Do this.
Produce a word-for-word copy of the listing below without its pictures.

Data provided.
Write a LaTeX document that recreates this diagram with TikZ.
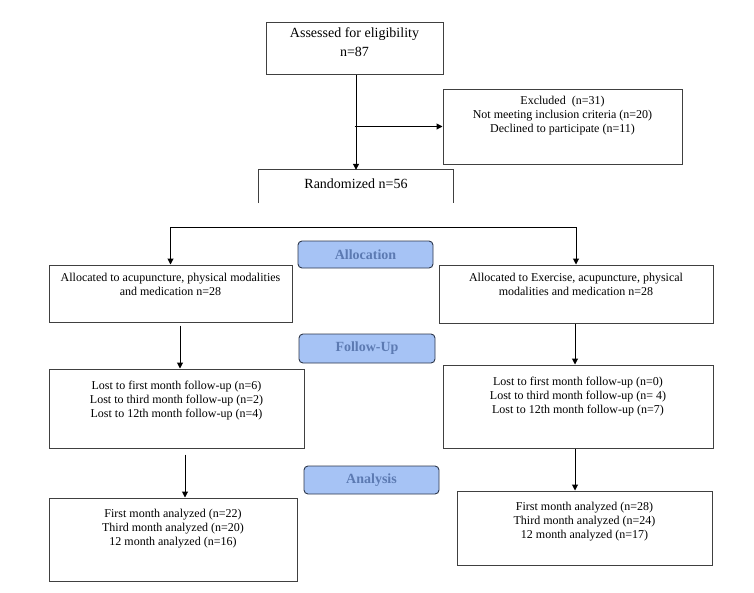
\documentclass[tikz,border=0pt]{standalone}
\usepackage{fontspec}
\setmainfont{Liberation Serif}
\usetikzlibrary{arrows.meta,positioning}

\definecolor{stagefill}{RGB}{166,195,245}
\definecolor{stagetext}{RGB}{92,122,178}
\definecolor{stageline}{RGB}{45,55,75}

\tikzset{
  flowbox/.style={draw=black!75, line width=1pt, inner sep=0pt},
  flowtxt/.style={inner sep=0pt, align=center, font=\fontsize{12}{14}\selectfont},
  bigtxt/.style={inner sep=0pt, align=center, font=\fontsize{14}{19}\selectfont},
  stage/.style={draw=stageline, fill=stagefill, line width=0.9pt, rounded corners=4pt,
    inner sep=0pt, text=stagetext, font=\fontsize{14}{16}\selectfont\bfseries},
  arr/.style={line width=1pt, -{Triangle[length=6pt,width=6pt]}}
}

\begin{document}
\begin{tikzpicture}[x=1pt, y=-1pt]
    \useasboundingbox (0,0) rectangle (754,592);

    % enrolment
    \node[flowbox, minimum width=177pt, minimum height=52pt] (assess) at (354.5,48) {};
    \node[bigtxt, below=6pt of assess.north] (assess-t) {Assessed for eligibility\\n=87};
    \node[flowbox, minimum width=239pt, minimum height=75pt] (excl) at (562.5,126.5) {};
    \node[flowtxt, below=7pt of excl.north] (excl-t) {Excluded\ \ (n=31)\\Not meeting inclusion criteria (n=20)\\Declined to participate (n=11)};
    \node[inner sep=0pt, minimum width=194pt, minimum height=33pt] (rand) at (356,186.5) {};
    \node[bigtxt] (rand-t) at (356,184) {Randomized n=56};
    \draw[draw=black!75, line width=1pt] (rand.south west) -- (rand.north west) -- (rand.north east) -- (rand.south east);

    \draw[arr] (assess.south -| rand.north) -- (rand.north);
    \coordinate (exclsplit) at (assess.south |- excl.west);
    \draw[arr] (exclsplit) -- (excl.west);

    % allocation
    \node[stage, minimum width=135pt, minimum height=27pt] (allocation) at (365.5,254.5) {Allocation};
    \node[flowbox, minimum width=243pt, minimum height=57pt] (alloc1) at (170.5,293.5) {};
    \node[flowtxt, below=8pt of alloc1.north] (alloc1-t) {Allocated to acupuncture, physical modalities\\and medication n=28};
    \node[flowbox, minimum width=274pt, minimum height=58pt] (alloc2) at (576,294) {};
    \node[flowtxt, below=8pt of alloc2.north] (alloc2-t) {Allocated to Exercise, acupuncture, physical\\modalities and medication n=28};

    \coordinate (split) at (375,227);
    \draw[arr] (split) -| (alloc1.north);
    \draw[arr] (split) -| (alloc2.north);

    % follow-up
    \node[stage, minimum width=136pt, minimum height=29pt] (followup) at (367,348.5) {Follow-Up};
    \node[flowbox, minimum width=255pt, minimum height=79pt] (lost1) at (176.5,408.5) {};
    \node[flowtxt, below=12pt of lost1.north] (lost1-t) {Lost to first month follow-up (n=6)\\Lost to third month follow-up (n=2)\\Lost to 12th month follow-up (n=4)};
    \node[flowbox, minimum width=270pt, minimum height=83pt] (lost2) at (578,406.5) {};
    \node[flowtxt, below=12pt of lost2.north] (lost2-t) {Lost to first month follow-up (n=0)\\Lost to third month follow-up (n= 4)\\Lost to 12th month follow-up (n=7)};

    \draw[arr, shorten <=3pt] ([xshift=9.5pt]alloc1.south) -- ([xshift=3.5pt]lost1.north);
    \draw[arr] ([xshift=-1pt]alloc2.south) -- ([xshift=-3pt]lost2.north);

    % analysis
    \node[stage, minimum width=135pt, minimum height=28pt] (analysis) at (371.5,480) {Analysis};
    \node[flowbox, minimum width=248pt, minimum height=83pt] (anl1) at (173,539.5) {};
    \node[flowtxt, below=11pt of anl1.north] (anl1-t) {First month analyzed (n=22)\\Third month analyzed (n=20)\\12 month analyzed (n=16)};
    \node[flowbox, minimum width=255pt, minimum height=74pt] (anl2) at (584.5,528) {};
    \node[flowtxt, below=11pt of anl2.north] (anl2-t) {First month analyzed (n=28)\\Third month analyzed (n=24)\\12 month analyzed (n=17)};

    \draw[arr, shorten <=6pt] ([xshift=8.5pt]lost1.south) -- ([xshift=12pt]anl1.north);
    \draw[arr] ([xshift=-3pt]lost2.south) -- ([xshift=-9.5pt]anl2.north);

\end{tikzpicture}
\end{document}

Output for this exercise.
Write a LaTeX document that recreates this diagram with TikZ.
\documentclass[tikz,border=0pt]{standalone}
\usepackage{fontspec}
\setmainfont{Liberation Serif}
\usetikzlibrary{arrows.meta,positioning}

\definecolor{stagefill}{RGB}{166,195,245}
\definecolor{stagetext}{RGB}{92,122,178}
\definecolor{stageline}{RGB}{45,55,75}

\tikzset{
  flowbox/.style={draw=black!75, line width=1pt, inner sep=0pt},
  flowtxt/.style={inner sep=0pt, align=center, font=\fontsize{12}{14}\selectfont},
  bigtxt/.style={inner sep=0pt, align=center, font=\fontsize{14}{19}\selectfont},
  stage/.style={draw=stageline, fill=stagefill, line width=0.9pt, rounded corners=4pt,
    inner sep=0pt, text=stagetext, font=\fontsize{14}{16}\selectfont\bfseries},
  arr/.style={line width=1pt, -{Triangle[length=6pt,width=6pt]}}
}

\begin{document}
\begin{tikzpicture}[x=1pt, y=-1pt]
    \useasboundingbox (0,0) rectangle (754,592);

    % enrolment
    \node[flowbox, minimum width=177pt, minimum height=52pt] (assess) at (354.5,48) {};
    \node[bigtxt, below=6pt of assess.north] (assess-t) {Assessed for eligibility\\n=87};
    \node[flowbox, minimum width=239pt, minimum height=75pt] (excl) at (562.5,126.5) {};
    \node[flowtxt, below=7pt of excl.north] (excl-t) {Excluded\ \ (n=31)\\Not meeting inclusion criteria (n=20)\\Declined to participate (n=11)};
    \node[inner sep=0pt, minimum width=194pt, minimum height=33pt] (rand) at (356,186.5) {};
    \node[bigtxt] (rand-t) at (356,184) {Randomized n=56};
    \draw[draw=black!75, line width=1pt] (rand.south west) -- (rand.north west) -- (rand.north east) -- (rand.south east);

    \draw[arr] (assess.south -| rand.north) -- (rand.north);
    \coordinate (exclsplit) at (assess.south |- excl.west);
    \draw[arr] (exclsplit) -- (excl.west);

    % allocation
    \node[stage, minimum width=135pt, minimum height=27pt] (allocation) at (365.5,254.5) {Allocation};
    \node[flowbox, minimum width=243pt, minimum height=57pt] (alloc1) at (170.5,293.5) {};
    \node[flowtxt, below=8pt of alloc1.north] (alloc1-t) {Allocated to acupuncture, physical modalities\\and medication n=28};
    \node[flowbox, minimum width=274pt, minimum height=58pt] (alloc2) at (576,294) {};
    \node[flowtxt, below=8pt of alloc2.north] (alloc2-t) {Allocated to Exercise, acupuncture, physical\\modalities and medication n=28};

    \coordinate (split) at (375,227);
    \draw[arr] (split) -| (alloc1.north);
    \draw[arr] (split) -| (alloc2.north);

    % follow-up
    \node[stage, minimum width=136pt, minimum height=29pt] (followup) at (367,348.5) {Follow-Up};
    \node[flowbox, minimum width=255pt, minimum height=79pt] (lost1) at (176.5,408.5) {};
    \node[flowtxt, below=12pt of lost1.north] (lost1-t) {Lost to first month follow-up (n=6)\\Lost to third month follow-up (n=2)\\Lost to 12th month follow-up (n=4)};
    \node[flowbox, minimum width=270pt, minimum height=83pt] (lost2) at (578,406.5) {};
    \node[flowtxt, below=12pt of lost2.north] (lost2-t) {Lost to first month follow-up (n=0)\\Lost to third month follow-up (n= 4)\\Lost to 12th month follow-up (n=7)};

    \draw[arr, shorten <=3pt] ([xshift=9.5pt]alloc1.south) -- ([xshift=3.5pt]lost1.north);
    \draw[arr] ([xshift=-1pt]alloc2.south) -- ([xshift=-3pt]lost2.north);

    % analysis
    \node[stage, minimum width=135pt, minimum height=28pt] (analysis) at (371.5,480) {Analysis};
    \node[flowbox, minimum width=248pt, minimum height=83pt] (anl1) at (173,539.5) {};
    \node[flowtxt, below=11pt of anl1.north] (anl1-t) {First month analyzed (n=22)\\Third month analyzed (n=20)\\12 month analyzed (n=16)};
    \node[flowbox, minimum width=255pt, minimum height=74pt] (anl2) at (584.5,528) {};
    \node[flowtxt, below=11pt of anl2.north] (anl2-t) {First month analyzed (n=28)\\Third month analyzed (n=24)\\12 month analyzed (n=17)};

    \draw[arr, shorten <=6pt] ([xshift=8.5pt]lost1.south) -- ([xshift=12pt]anl1.north);
    \draw[arr] ([xshift=-3pt]lost2.south) -- ([xshift=-9.5pt]anl2.north);

\end{tikzpicture}
\end{document}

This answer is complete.